Items
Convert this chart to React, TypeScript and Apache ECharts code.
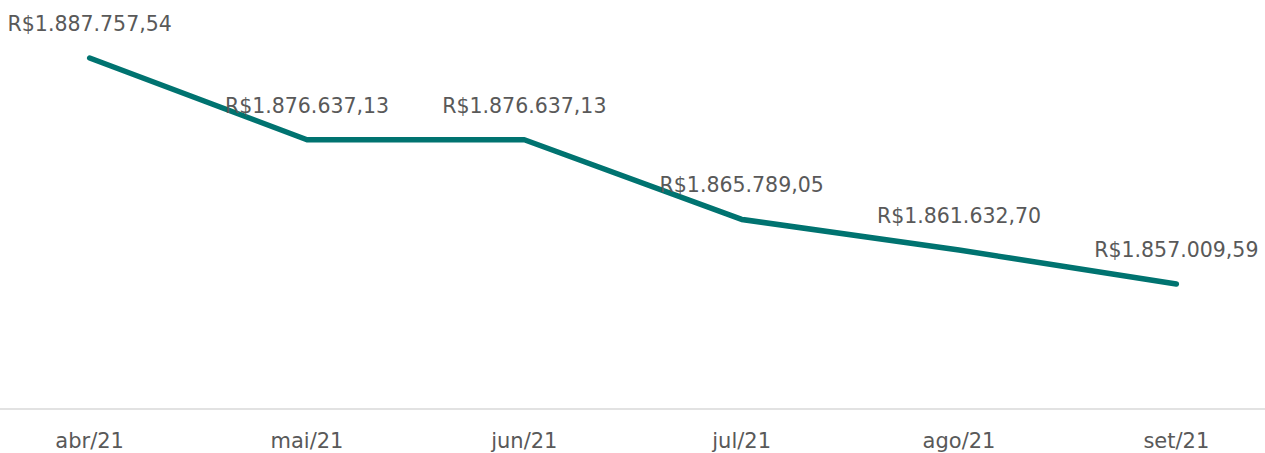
import React, { useEffect, useRef } from "react";
import * as echarts from "echarts";

const categories = ["abr/21", "mai/21", "jun/21", "jul/21", "ago/21", "set/21"];
const values = [1887757.54, 1876637.13, 1876637.13, 1865789.05, 1861632.7, 1857009.59];

const fmt = (v: number) => {
  const [i, d] = Number(v).toFixed(2).split(".");
  return "R$" + i.replace(/\B(?=(\d{3})+(?!\d))/g, ".") + "," + d;
};

export default function App() {
  const ref = useRef<HTMLDivElement>(null);
  useEffect(() => {
    if (!ref.current) return;
    const chart = echarts.init(ref.current, null, { renderer: "svg" });
    chart.setOption({
      animation: false,
      backgroundColor: "#ffffff",
      grid: { left: 0, right: 0, top: 41.5, bottom: 44, containLabel: false },
      xAxis: {
        type: "category",
        data: categories,
        boundaryGap: true,
        axisLine: { show: true, lineStyle: { color: "#d9d9d9", width: 1.5 } },
        axisTick: { show: false },
        axisLabel: {
          color: "#595959",
          fontSize: 21,
          fontFamily: "DejaVu Sans",
          margin: 21,
          interval: 0,
        },
      },
      yAxis: {
        type: "value",
        min: 1840000,
        max: 1890000,
        show: false,
        splitLine: { show: false },
      },
      series: [
        {
          type: "line",
          data: values,
          symbol: "none",
          lineStyle: { color: "#007370", width: 5.5, cap: "round", join: "round" },
          itemStyle: { color: "#007370" },
          z: 2,
        },
        {
          type: "scatter",
          data: values,
          symbolSize: 1,
          itemStyle: { color: "rgba(0,0,0,0)", opacity: 1 },
          z: 3,
          label: {
            show: true,
            position: "top",
            distance: 23,
            color: "#595959",
            opacity: 1,
            fontSize: 20.5,
            fontFamily: "DejaVu Sans",
            formatter: (p: any) => fmt(p.value),
          },
        },
      ],
    });
    return () => chart.dispose();
  }, []);
  return (
    <div
      ref={ref}
      style={{ position: "fixed", left: -19, top: 0, width: 1304, height: 453 }}
    />
  );
}
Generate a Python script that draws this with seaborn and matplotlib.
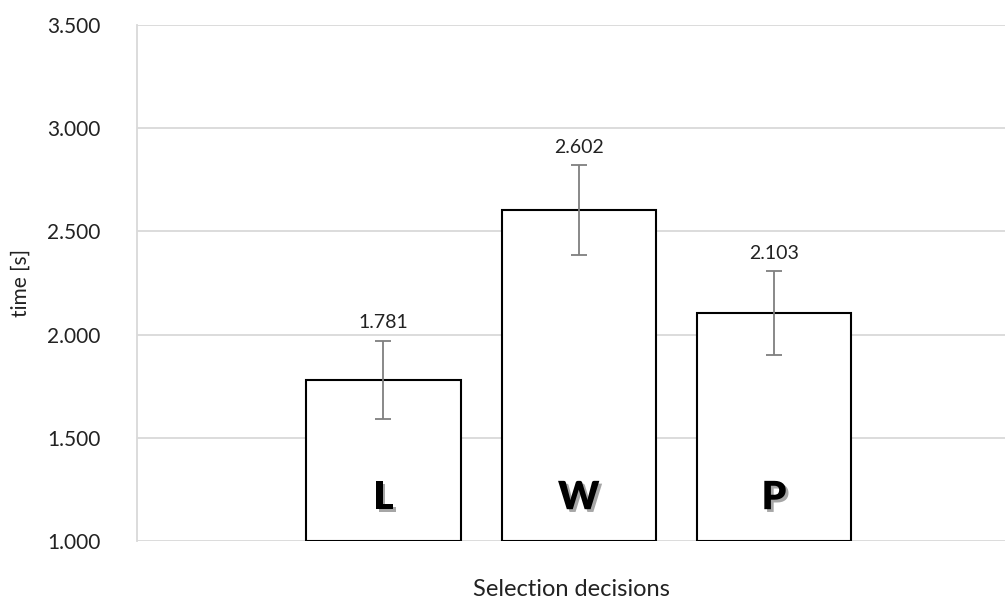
import numpy as np
import pandas as pd
import matplotlib
matplotlib.use("Agg")
import matplotlib.pyplot as plt
import matplotlib.patheffects as pe
import seaborn as sns

# %% Data.
decisions = ["L", "W", "P"]
mean_time = [1.781, 2.602, 2.103]
err_time = [0.188, 0.218, 0.204]
y_ticks = [1.0, 1.5, 2.0, 2.5, 3.0, 3.5]

df = pd.DataFrame({"decision": decisions, "time": mean_time})

# %% Style.
sns.set_style("white")
plt.rcParams["font.family"] = ["Lato", "DejaVu Sans"]

fig = plt.figure(figsize=(10.07, 6.02), dpi=100)
ax = fig.add_axes([0.136, 0.1013, 0.862, 0.8572])

sns.barplot(data=df, x="decision", y="time", color="white", edgecolor="black",
            linewidth=1.5, width=0.79, errorbar=None, ax=ax, zorder=3)
# bars start at the axis floor, so their bottom edge shows
for p in ax.patches:
    p.set_height(p.get_height() - 1.0)
    p.set_y(1.0)
ax.errorbar(np.arange(len(decisions)), mean_time, yerr=err_time, fmt="none",
            ecolor="#7f7f7f", elinewidth=1.3, capsize=6, capthick=1.3, zorder=4)

# value labels above the error bars
for i, (m, e) in enumerate(zip(mean_time, err_time)):
    ax.annotate(f"{m:.3f}", (i, m + e), xytext=(0, 7), textcoords="offset points",
                ha="center", va="bottom", fontsize=14, color="#222222")
    ax.text(i, 1.21, decisions[i], ha="center", va="center", fontsize=28,
            fontweight="heavy", color="black", zorder=5,
            path_effects=[pe.withSimplePatchShadow(offset=(2, -2), alpha=0.35)])

# %% Axes.
ax.set_ylim(1.0, 3.5)
ax.set_xlim(-1.262, 3.183)
ax.set_yticks(y_ticks, labels=[f"{t:.3f}" for t in y_ticks], fontsize=15,
              color="#222222")
ax.set_xticks([])
ax.tick_params(axis="y", length=0, pad=26)
ax.grid(axis="y", color="#d9d9d9", linewidth=1.3, zorder=0)
ax.set_axisbelow(True)
for side in ["top", "right", "bottom"]:
    ax.spines[side].set_visible(False)
ax.spines["left"].set_color("#d9d9d9")
ax.spines["left"].set_linewidth(1.3)
ax.set_ylabel("time [s]", fontsize=15, color="#222222", labelpad=12)
ax.set_xlabel("Selection decisions", fontsize=17, color="#222222", labelpad=27)

fig.savefig("out.png", dpi=100)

What is required
Your copy should match the entries exactly, minus the pictures.

Final result
Convert this chart to React, TypeScript and Apache ECharts code.
import React, { useEffect, useRef } from "react";
import * as echarts from "echarts";

const categories = ["abr/21", "mai/21", "jun/21", "jul/21", "ago/21", "set/21"];
const values = [1887757.54, 1876637.13, 1876637.13, 1865789.05, 1861632.7, 1857009.59];

const fmt = (v: number) => {
  const [i, d] = Number(v).toFixed(2).split(".");
  return "R$" + i.replace(/\B(?=(\d{3})+(?!\d))/g, ".") + "," + d;
};

export default function App() {
  const ref = useRef<HTMLDivElement>(null);
  useEffect(() => {
    if (!ref.current) return;
    const chart = echarts.init(ref.current, null, { renderer: "svg" });
    chart.setOption({
      animation: false,
      backgroundColor: "#ffffff",
      grid: { left: 0, right: 0, top: 41.5, bottom: 44, containLabel: false },
      xAxis: {
        type: "category",
        data: categories,
        boundaryGap: true,
        axisLine: { show: true, lineStyle: { color: "#d9d9d9", width: 1.5 } },
        axisTick: { show: false },
        axisLabel: {
          color: "#595959",
          fontSize: 21,
          fontFamily: "DejaVu Sans",
          margin: 21,
          interval: 0,
        },
      },
      yAxis: {
        type: "value",
        min: 1840000,
        max: 1890000,
        show: false,
        splitLine: { show: false },
      },
      series: [
        {
          type: "line",
          data: values,
          symbol: "none",
          lineStyle: { color: "#007370", width: 5.5, cap: "round", join: "round" },
          itemStyle: { color: "#007370" },
          z: 2,
        },
        {
          type: "scatter",
          data: values,
          symbolSize: 1,
          itemStyle: { color: "rgba(0,0,0,0)", opacity: 1 },
          z: 3,
          label: {
            show: true,
            position: "top",
            distance: 23,
            color: "#595959",
            opacity: 1,
            fontSize: 20.5,
            fontFamily: "DejaVu Sans",
            formatter: (p: any) => fmt(p.value),
          },
        },
      ],
    });
    return () => chart.dispose();
  }, []);
  return (
    <div
      ref={ref}
      style={{ position: "fixed", left: -19, top: 0, width: 1304, height: 453 }}
    />
  );
}
Generate a Python script that draws this with seaborn and matplotlib.
import numpy as np
import pandas as pd
import matplotlib
matplotlib.use("Agg")
import matplotlib.pyplot as plt
import matplotlib.patheffects as pe
import seaborn as sns

# %% Data.
decisions = ["L", "W", "P"]
mean_time = [1.781, 2.602, 2.103]
err_time = [0.188, 0.218, 0.204]
y_ticks = [1.0, 1.5, 2.0, 2.5, 3.0, 3.5]

df = pd.DataFrame({"decision": decisions, "time": mean_time})

# %% Style.
sns.set_style("white")
plt.rcParams["font.family"] = ["Lato", "DejaVu Sans"]

fig = plt.figure(figsize=(10.07, 6.02), dpi=100)
ax = fig.add_axes([0.136, 0.1013, 0.862, 0.8572])

sns.barplot(data=df, x="decision", y="time", color="white", edgecolor="black",
            linewidth=1.5, width=0.79, errorbar=None, ax=ax, zorder=3)
# bars start at the axis floor, so their bottom edge shows
for p in ax.patches:
    p.set_height(p.get_height() - 1.0)
    p.set_y(1.0)
ax.errorbar(np.arange(len(decisions)), mean_time, yerr=err_time, fmt="none",
            ecolor="#7f7f7f", elinewidth=1.3, capsize=6, capthick=1.3, zorder=4)

# value labels above the error bars
for i, (m, e) in enumerate(zip(mean_time, err_time)):
    ax.annotate(f"{m:.3f}", (i, m + e), xytext=(0, 7), textcoords="offset points",
                ha="center", va="bottom", fontsize=14, color="#222222")
    ax.text(i, 1.21, decisions[i], ha="center", va="center", fontsize=28,
            fontweight="heavy", color="black", zorder=5,
            path_effects=[pe.withSimplePatchShadow(offset=(2, -2), alpha=0.35)])

# %% Axes.
ax.set_ylim(1.0, 3.5)
ax.set_xlim(-1.262, 3.183)
ax.set_yticks(y_ticks, labels=[f"{t:.3f}" for t in y_ticks], fontsize=15,
              color="#222222")
ax.set_xticks([])
ax.tick_params(axis="y", length=0, pad=26)
ax.grid(axis="y", color="#d9d9d9", linewidth=1.3, zorder=0)
ax.set_axisbelow(True)
for side in ["top", "right", "bottom"]:
    ax.spines[side].set_visible(False)
ax.spines["left"].set_color("#d9d9d9")
ax.spines["left"].set_linewidth(1.3)
ax.set_ylabel("time [s]", fontsize=15, color="#222222", labelpad=12)
ax.set_xlabel("Selection decisions", fontsize=17, color="#222222", labelpad=27)

fig.savefig("out.png", dpi=100)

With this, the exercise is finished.